Hindle also said the resolution, if passed, could affect the county’s ability to buy the additional land for Custer County Search and Rescue (SAR) that is adjacent to the land SAR is on, partly due to cooperation from the city. Hartman said he felt that was different and didn’t fall into discretionary funding, unlike, potentially, the county helping with funding to repair West Dam. The West Dam funding has been given as an example before as funds the county could pull off the table should the resolution pass. Hindle said the city could pull the property deal for SAR off the table altogether if it so chose.
“Can you clarify for us what funds that would specifically be addressing and restricting?” Hartmann asked.
“It wouldn’t be any if the three mile is gone,” Hartman said. “At some point we have to quit fooling around. If you have a couple of areas you’re seriously going to annex, absolutely. It doesn’t have to be in the three mile. You come to (county planning director) Terri (Kester) and say here’s a map, in the next five years anything that gets developed in here we want to be involved in. It’s common sense.”
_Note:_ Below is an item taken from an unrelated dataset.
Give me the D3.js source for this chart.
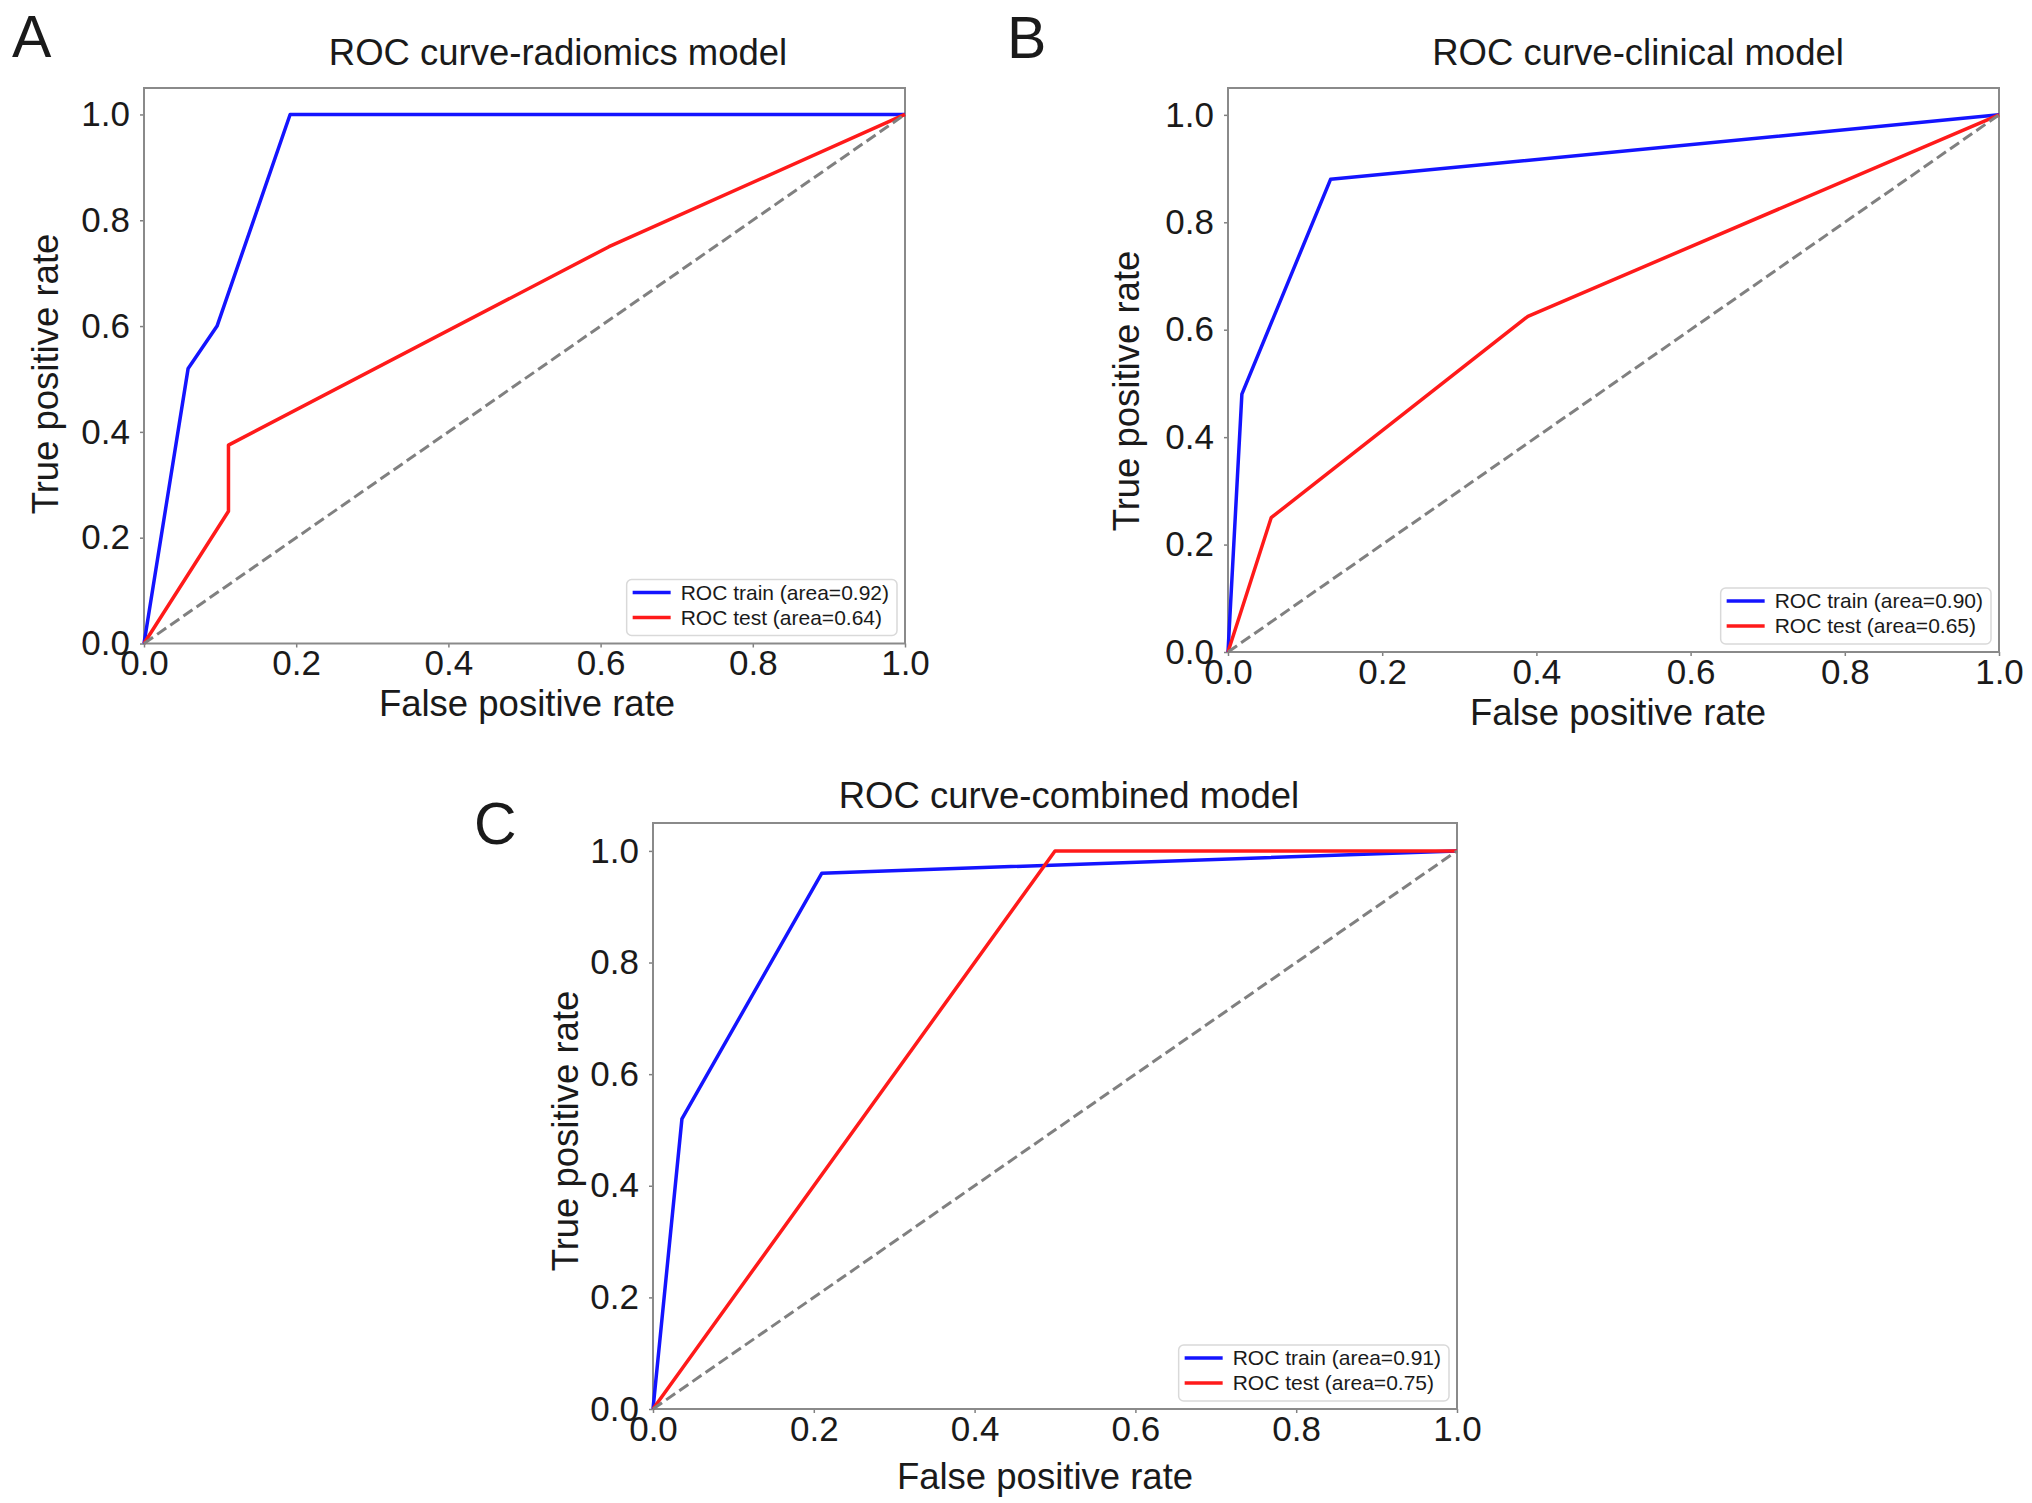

“We can only improve. I agree that arbitrary (jurisdictional) line is not really justifiable in some ways,” Hartmann said. “The city has the ability to enact what they see fit. I’m going to speak for the mayor and council and say as we look to improve upon this I don’t think that’s the route we want to take. We want to continue to negotiate and discuss and get feedback.”
Bies asked if the city’s regulations change the cost of private development, with Hartmann saying in his four and a half years as the city’s planning administrator he has never enforced a city regulation on a county-type developer, but rather mirrored and shared county regulations, working with the county’s planning office in doing so.
Linde said that’s not quite everything, however, as getting a plat approved in the three-mile area requires extra time due to having to go through the city’s planning commission and the Custer City Council.
“If you’re trying to sell a piece of ground and it takes two months to get an answer, it kills deals,” he said. “A lot of times it does make a difference.”
Linde called the proposed map changes a good start but said he doesn’t believe it’s “anywhere near where it needs to be.”
“I will just tell you I don’t like it,” Bies said of the city’s three-mile power. “I’ve never been a fan of it. I think the city should target certain areas they plan to annex in the future and leave the rest alone.”
 “I think it’s important we encourage you guys,” Hartman said. “If you can’t put it on the agenda and do something we will encourage you. I keep hearing it’s going to go away. I don’t think it’s going to go away unless something like this resolution encourages you guys. It’s a tool to encourage you guys to give it up and concentrate on your city.”
“First of all, I wouldn’t call it encouragement,” Brown said, while reiterating he only took office last July and  his administration was willing to work with the county to reduce the jurisdiction. “It’s more like blackmail with the fact there is money (potentially withheld). That’s what it is.”
Prior to the vote Hartman told the audience that his four fellow commissioners were all up for election, and after the vote he thanked Bies for his vote while intimating voters may have to be reminded how the other commissioners voted, which prompted Linde to say he doesn’t base his votes on receiving votes and Hindle to say “you’re already telling people not to vote for me” to Hartman.
“This is not a conversation to have at a commission meeting,” Bies said.
“You’re absolutely right,” Hindle responded.